João Pereira Coutinho
Folha
Viajo para o Rio de Janeiro neste mês. Alguns amigos portugueses, preocupados com meu bem-estar, perguntaram se eu já tinha tomado a vacina contra a dengue. Que desastre! Nunca tinha pensado no assunto. Mas bastou escutar a palavra “dengue” para que o sono daquela noite fugisse para parte incerta.
Contemplando o teto do quarto, suando na cama, escutando zumbidos de mosquito na minha imaginação, já tinha todos os sintomas da doença, exceto a doença.
NAS MÃOS DA CIÊNCIA – No dia seguinte, como um morto-vivo que saiu da sepultura para enfrentar a ofuscante luz do dia, marchei para a “consulta do viajante” e entreguei-me nas mãos da ciência. A ciência não queria o meu corpo. Uma médica, levemente divertida, tentou serenar-me. “Já não é verão no Brasil, as temperaturas estão mais baixas”, disse ela. “Basta um bom repelente”, acrescentou.
Agradeci, educadamente, e depois me lancei a seus pés, implorando. No fim da consulta, já tinha tomado a vacina contra a dengue (no braço direito), contra a febre amarela (no esquerdo), contra as hepatites A e B (novamente no direito). Não tinha era braços, mas essa é outra história.
Também trouxe um repelente. Minto. Dois: um para o corpo, outro para a roupa. Quando exigi um equipamento de apicultor, fui expulso do consultório.
PROCURANDO DOENÇA – São assim os hipocondríacos. Felizes na ignorância. Infelizes na sabedoria.

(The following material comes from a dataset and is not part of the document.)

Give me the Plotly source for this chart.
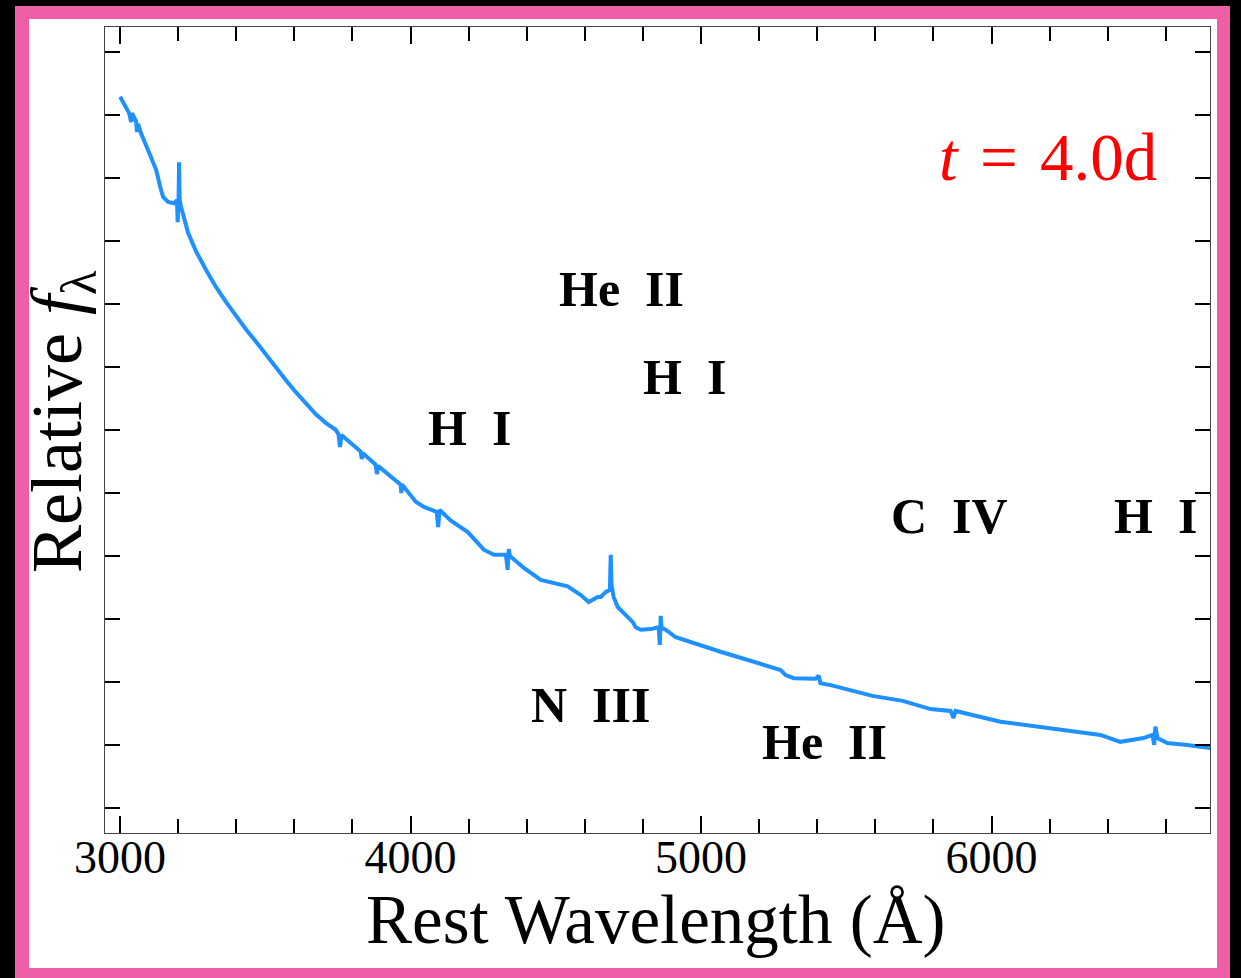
import plotly.graph_objects as go

# Spectrum (rest wavelength in Angstrom, relative flux in arbitrary units)
wavelength = [3000, 3021, 3031, 3038, 3041, 3055, 3058, 3062, 3072, 3100, 3124, 3138, 3148, 3165, 3186, 3196,
              3198, 3201, 3203, 3205, 3210, 3234, 3261, 3296, 3330, 3365, 3399, 3433, 3468, 3502, 3537, 3571,
              3605, 3640, 3674, 3709, 3743, 3752, 3757, 3762, 3795, 3828, 3832, 3836, 3880, 3884, 3888, 3949,
              3966, 3968, 3971, 4018, 4046, 4090, 4095, 4100, 4139, 4197, 4252, 4287, 4328, 4334, 4338, 4342,
              4390, 4448, 4472, 4541, 4586, 4613, 4644, 4655, 4672, 4686, 4689, 4692, 4699, 4713, 4741, 4765,
              4775, 4792, 4827, 4854, 4858, 4861, 4864, 4878, 4913, 4964, 5067, 5274, 5291, 5319, 5394, 5405,
              5411, 5446, 5515, 5590, 5694, 5790, 5859, 5869, 5876, 6031, 6375, 6443, 6523, 6554, 6560, 6564,
              6571, 6605, 6674, 6753]
flux = [11.29, 11.11, 11.03, 10.89, 11.03, 10.90, 10.73, 10.86, 10.71, 10.40, 10.13, 9.86, 9.70, 9.62, 9.60, 9.65,
        9.30, 9.57, 10.25, 9.65, 9.54, 9.13, 8.84, 8.54, 8.27, 8.03, 7.81, 7.60, 7.40, 7.19, 6.98, 6.79,
        6.60, 6.43, 6.25, 6.11, 6.00, 5.93, 5.73, 5.92, 5.79, 5.66, 5.54, 5.63, 5.45, 5.30, 5.43, 5.21,
        5.13, 5.00, 5.13, 4.86, 4.78, 4.70, 4.46, 4.73, 4.56, 4.38, 4.10, 4.02, 4.02, 3.78, 4.11, 4.00,
        3.81, 3.62, 3.59, 3.52, 3.38, 3.27, 3.35, 3.35, 3.43, 3.46, 4.02, 3.54, 3.35, 3.19, 3.06, 2.95,
        2.87, 2.83, 2.84, 2.87, 2.59, 3.05, 2.86, 2.83, 2.71, 2.63, 2.48, 2.19, 2.11, 2.06, 2.05, 2.10,
        1.98, 1.95, 1.87, 1.78, 1.70, 1.57, 1.54, 1.43, 1.54, 1.37, 1.16, 1.05, 1.11, 1.16, 1.00, 1.29,
        1.11, 1.03, 1.00, 0.95]

# Line identification labels
line_labels = ["He\u2002II", "H\u2002I", "H\u2002I", "C\u2002IV", "H\u2002I", "N\u2002III", "He\u2002II"]
label_wavelength = [4727, 4204, 4944, 5855, 6564, 4620, 5425]
label_flux = [8.24, 6.03, 6.84, 4.63, 4.63, 1.63, 1.05]

x_ticks = [3000, 4000, 5000, 6000]
y_ticks = list(range(0, 13))

W, H = 1241, 978
L, R, T, B = 105, 1210, 27, 833
pw, ph = R - L, B - T


def px(x):
    return (x - L) / pw


def py(y):
    return (B - y) / ph


fig = go.Figure()
fig.add_trace(go.Scatter(x=wavelength, y=flux, mode="lines",
                         line=dict(color="#1E90FF", width=4), showlegend=False))

serif = "Liberation Serif"
for t, xv, yv in zip(line_labels, label_wavelength, label_flux):
    fig.add_annotation(x=xv, y=yv, xref="x", yref="y", text="<b>" + t + "</b>", showarrow=False,
                       font=dict(family=serif, size=50, color="black"), xanchor="center", yanchor="middle")

fig.add_annotation(x=px(1048), y=py(157), xref="paper", yref="paper",
                   text="<i>t</i> \u200a=\u200a 4.0d",
                   showarrow=False, font=dict(family=serif, size=67, color="red"),
                   xanchor="center", yanchor="middle")
fig.add_annotation(x=px(656), y=py(920), xref="paper", yref="paper", text="Rest Wavelength (Å)",
                   showarrow=False, font=dict(family=serif, size=69, color="black"),
                   xanchor="center", yanchor="middle")
fig.add_annotation(x=px(62), y=py(422), xref="paper", yref="paper", text="Relative <i>f</i><sub>λ</sub>",
                   showarrow=False, font=dict(family=serif, size=72, color="black"), textangle=-90,
                   xanchor="center", yanchor="middle")

# frame decoration: black outer, pink border, white panel
fig.add_shape(type="rect", xref="paper", yref="paper", x0=px(15), x1=px(1230), y0=py(6), y1=py(978),
              fillcolor="#EE5FA7", line=dict(width=0), layer="below")
fig.add_shape(type="rect", xref="paper", yref="paper", x0=px(29), x1=px(1217), y0=py(19), y1=py(968),
              fillcolor="white", line=dict(width=0), layer="below")

fig.update_layout(
    width=W, height=H,
    margin=dict(l=L, r=W - R, t=T, b=H - B, pad=0),
    paper_bgcolor="black", plot_bgcolor="rgba(0,0,0,0)",
    showlegend=False,
)
fig.update_xaxes(range=[2948, 6752], tickvals=x_ticks, ticks="inside", ticklen=17, tickwidth=2,
                 tickcolor="black", showline=True, linecolor="#444", linewidth=1, mirror="allticks",
                 showgrid=False, zeroline=False, ticklabelstandoff=-16,
                 tickfont=dict(family=serif, size=46, color="black"),
                 minor=dict(dtick=200, tick0=3000, ticks="inside", ticklen=14, tickwidth=1.5, tickcolor="black",
                            showgrid=False))
fig.update_yaxes(range=[-0.397, 12.397], tickvals=y_ticks, ticks="inside", ticklen=15, tickwidth=2,
                 tickcolor="black", showline=True, linecolor="#444", linewidth=1, mirror="allticks",
                 showgrid=False, zeroline=False, showticklabels=False)

fig.write_html("out.html")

Razão pela qual preferem a ignorância: aquele clichê do hipocondríaco procurando na internet informações sobre a sua saúde é coisa de amador, não de profissional.
Um profissional sabe que, usando o Google para saber algo mais sobre sua “dor de cabeça”, o mais provável é terminar a leitura em pânico, redigir o testamento e rumar para o bloco operatório mais próximo, em busca de um trépano.
Essa é a razão pela qual não tenciono instalar lá em casa o banheiro do futuro. Você conhece? Li no Wall Street Journal a respeito. Afastem de mim esse cálice. No espaço de uma década, será possível acordar, entrar no banheiro e sair de lá com uma lista generosa de todas as doenças que habitam nosso corpo.
EXAME COMPLETO – Por enquanto, só alguns hotéis, hospitais e até apartamentos de luxo na China oferecem algo comparável. O vaso sanitário, por exemplo, será de uma sofisticação que transformará a Nasa numa caverna rupestre. Segundo o jornal, será possível avaliar, só pelos dejetos, se o cidadão está hidratado, se tem pedra no rim, se tem doença grave nas entranhas.
A ducha, para além da limpeza habitual, servirá para identificar e tratar, por luz infravermelha, qualquer sinal de inflamação. Mesmo o espelho, na sua inocência aparente, será de uma vigilância dermatológica assombrosa, fazendo um rastreio enquanto você contempla seu rosto.
Depois, escovando os dentes, a saliva permitirá o diagnóstico completo, fornecendo todos os vírus e bactérias que merecem extermínio.
CONTA DO ESTRAGO – No fim da experiência, uma pessoa normal recebe a conta do estrago: “Infecção urinária e sarna. Tenha um bom dia”. Valerá a pena?
Não vale, irmãos. Um mundo de hipocondríacos será penoso de ver: o que se ganha em detecção precoce perde-se em paz de espírito. Palavra de profissional.
Até porque uma pessoa saudável, como dizem os cínicos, é alguém que ainda não foi devidamente estudada. O que hoje são imperfeições toleráveis, e ignoradas, passarão a ocupar um tempo e um espaço dramáticos.
Mas as consequências nefastas não serão apenas pessoais. Serão interpessoais. As relações amorosas, por exemplo, dificilmente sobrevivem a um patrulhamento tão íntimo. Basta pensar num primeiro encontro:
DIÁLOGO AMOROSO – Antes de sairmos para jantar, você pode usar o meu banheiro?
– Obrigado, mas não estou precisando.
– Por favor, eu insisto.
Se as expectativas amorosas já são tão elevadas na vida moderna, elas serão delirantes quando for possível fazer a história clínica de um potencial parceiro. E que dizer nesses momentos? “Gosto de você, mas não da sua próstata”?
Posso ser antiquado. Mas quero o meu banheiro como lugar de silêncio, leitura e reflexão. E, em jeito de hai-kai, pergunto: Como apreciar um poema ou um aforismo / quando as máquinas só querem saber / do meu reumatismo?